Supplied material
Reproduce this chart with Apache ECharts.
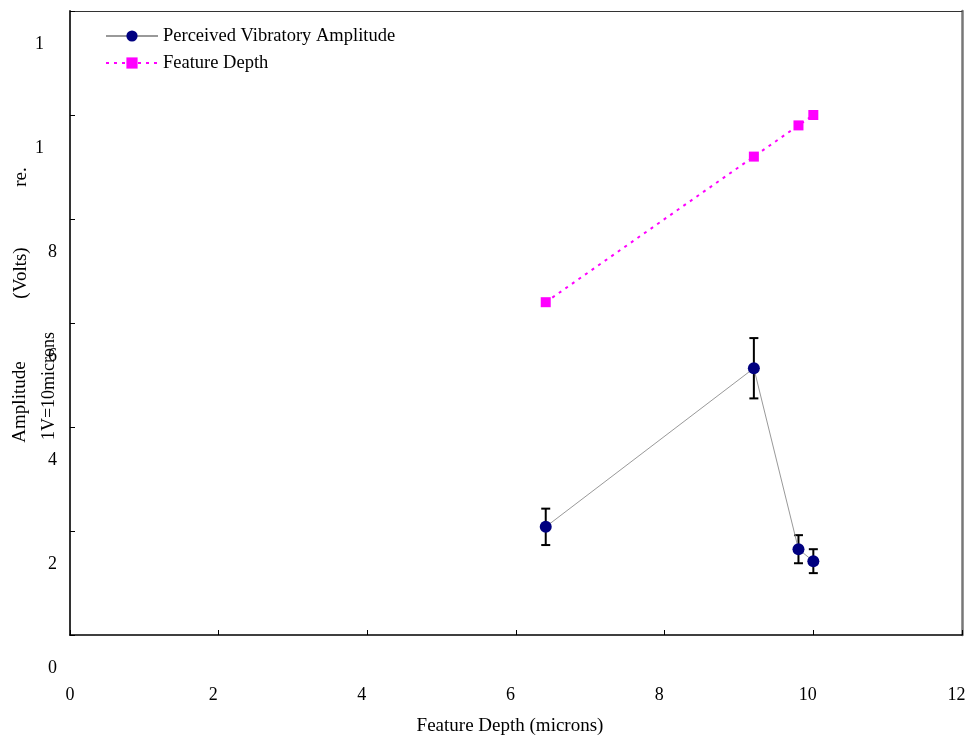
<!DOCTYPE html>
<html>
<head>
<meta charset="utf-8">
<script src="https://cdn.jsdelivr.net/npm/echarts@6/dist/echarts.min.js"></script>
<style>
  html, body { margin: 0; padding: 0; background: #fff; }
  #chart { width: 972px; height: 737px; }
</style>
</head>
<body>
<div id="chart"></div>
<script>
// Measured depths (microns) and the vibratory amplitude perceived at each
const depth = [6.4, 9.2, 9.8, 10.0];
const amplitude = [2.08, 5.13, 1.65, 1.42];
const amplitudeErr = [0.35, 0.58, 0.27, 0.23];
const featureDepth = [6.4, 9.2, 9.8, 10.0];

// Axis tick text
const xTickLabels = ['0', '2', '4', '6', '8', '10', '12'];
const yTickLabels = ['0', '2', '4', '6', '8', '1', '1'];

const seriesNames = ['Perceived Vibratory Amplitude', 'Feature Depth'];
const xAxisTitle = 'Feature Depth (microns)';
const yTitleParts = ['Amplitude', '(Volts)', 're.'];
const yTitleNote = '1V=10microns';

const FONT = 'Liberation Serif';
const chart = echarts.init(document.getElementById('chart'));

const ampPoints = depth.map((d, i) => [d, amplitude[i]]);
const errPoints = depth.map((d, i) => [d, amplitude[i] - amplitudeErr[i], amplitude[i] + amplitudeErr[i]]);
const depthPoints = depth.map((d, i) => [d, featureDepth[i]]);

function renderErrorBar(params, api) {
  const x = api.value(0);
  const lo = api.coord([x, api.value(1)]);
  const hi = api.coord([x, api.value(2)]);
  const cap = 4.5;
  const style = { stroke: '#000', lineWidth: 2 };
  return {
    type: 'group',
    children: [
      { type: 'line', shape: { x1: lo[0], y1: lo[1], x2: hi[0], y2: hi[1] }, style },
      { type: 'line', shape: { x1: lo[0] - cap, y1: lo[1], x2: lo[0] + cap, y2: lo[1] }, style },
      { type: 'line', shape: { x1: hi[0] - cap, y1: hi[1], x2: hi[0] + cap, y2: hi[1] }, style }
    ]
  };
}

function yTitle(text, cx, cy, size) {
  return {
    type: 'text',
    x: cx, y: cy,
    rotation: Math.PI / 2,
    style: {
      text: text,
      font: size + 'px "' + FONT + '"',
      fill: '#000',
      align: 'center',
      verticalAlign: 'middle'
    }
  };
}

function legendFor(name, left, top) {
  return {
    orient: 'vertical',
    left: left,
    top: top,
    padding: 0,
    itemWidth: 52,
    itemHeight: 14,
    itemGap: 0,
    textStyle: { fontFamily: FONT, fontSize: 18.5, color: '#000', lineHeight: 22 },
    data: [name]
  };
}

chart.setOption({
  animation: false,
  backgroundColor: '#fff',
  textStyle: { fontFamily: FONT },
  grid: { left: 70, right: 10, top: 11, bottom: 102, show: false, outerBoundsMode: 'none' },
  legend: [
    legendFor(seriesNames[0], 105, 25),
    legendFor(seriesNames[1], 105, 52)
  ],
  xAxis: [{
    type: 'value',
    min: 0, max: 12, interval: 2,
    name: xAxisTitle,
    nameLocation: 'middle',
    nameGap: 82,
    nameMoveOverlap: false,
    nameTextStyle: { fontFamily: FONT, fontSize: 19, color: '#000', padding: [0, 12, 0, 0] },
    axisLine: { show: true, onZero: false, lineStyle: { color: '#000', width: 1.5 } },
    axisTick: { show: true, inside: true, length: 5, lineStyle: { color: '#000' } },
    axisLabel: {
      margin: 51,
      fontSize: 18, color: '#000', fontFamily: FONT,
      formatter: (v) => {
        const t = xTickLabels[Math.round(v / 2)];
        return v === 0 ? t : '{s|' + t + '}';
      },
      rich: { s: { fontSize: 18, fontFamily: FONT, color: '#000', padding: [0, 11, 0, 0] } }
    },
    splitLine: { show: false }
  }, {
    type: 'value',
    position: 'top',
    min: 0, max: 12,
    axisLine: { show: true, onZero: false, lineStyle: { color: '#333', width: 1 } },
    axisTick: { show: false }, axisLabel: { show: false }, splitLine: { show: false }
  }],
  yAxis: [{
    type: 'value',
    min: 0, max: 12, interval: 2,
    axisLine: { show: true, onZero: false, lineStyle: { color: '#333', width: 2 } },
    axisTick: { show: true, inside: true, length: 5, lineStyle: { color: '#000' } },
    axisLabel: {
      margin: 13,
      fontSize: 18, color: '#000', fontFamily: FONT,
      verticalAlign: 'middle',
      padding: [67, 0, 0, 0],
      formatter: (v) => {
        const t = yTickLabels[Math.round(v / 2)];
        return v >= 10 ? '{w|' + t + '}' : t;
      },
      rich: { w: { fontSize: 18, fontFamily: FONT, color: '#000', padding: [0, 13, 0, 0] } }
    },
    splitLine: { show: false }
  }, {
    type: 'value',
    position: 'right',
    min: 0, max: 12,
    axisLine: { show: true, onZero: false, lineStyle: { color: '#777', width: 2.5 } },
    axisTick: { show: false }, axisLabel: { show: false }, splitLine: { show: false }
  }],
  graphic: [
    yTitle(yTitleParts[0], 20, 402, 19),
    yTitle(yTitleParts[1], 21, 273, 19),
    yTitle(yTitleParts[2], 21, 177, 19),
    yTitle(yTitleNote, 49, 386, 18)
  ],
  series: [
    {
      type: 'custom',
      name: 'error',
      renderItem: renderErrorBar,
      data: errPoints,
      z: 1,
      silent: true,
      encode: { x: 0, y: [1, 2] }
    },
    {
      type: 'line',
      name: seriesNames[0],
      data: ampPoints,
      symbol: 'circle',
      symbolSize: 12,
      itemStyle: { color: '#000080', borderWidth: 0 },
      lineStyle: { color: '#999', width: 1 },
      z: 3
    },
    {
      type: 'line',
      name: seriesNames[1],
      data: depthPoints,
      symbol: 'rect',
      symbolSize: 10,
      itemStyle: { color: '#FF00FF', borderWidth: 0 },
      lineStyle: { color: '#FF00FF', width: 2, type: [3, 5] },
      z: 3
    }
  ]
});
</script>
</body>
</html>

Given request
With the pictures left out, restate word for word every line of the data above, from the first down to the line that contains "const featureDepth = [6.4, 9.2, 9.8, 10.0];".

Completed task
Reproduce this chart with Apache ECharts.
<!DOCTYPE html>
<html>
<head>
<meta charset="utf-8">
<script src="https://cdn.jsdelivr.net/npm/echarts@6/dist/echarts.min.js"></script>
<style>
  html, body { margin: 0; padding: 0; background: #fff; }
  #chart { width: 972px; height: 737px; }
</style>
</head>
<body>
<div id="chart"></div>
<script>
// Measured depths (microns) and the vibratory amplitude perceived at each
const depth = [6.4, 9.2, 9.8, 10.0];
const amplitude = [2.08, 5.13, 1.65, 1.42];
const amplitudeErr = [0.35, 0.58, 0.27, 0.23];
const featureDepth = [6.4, 9.2, 9.8, 10.0];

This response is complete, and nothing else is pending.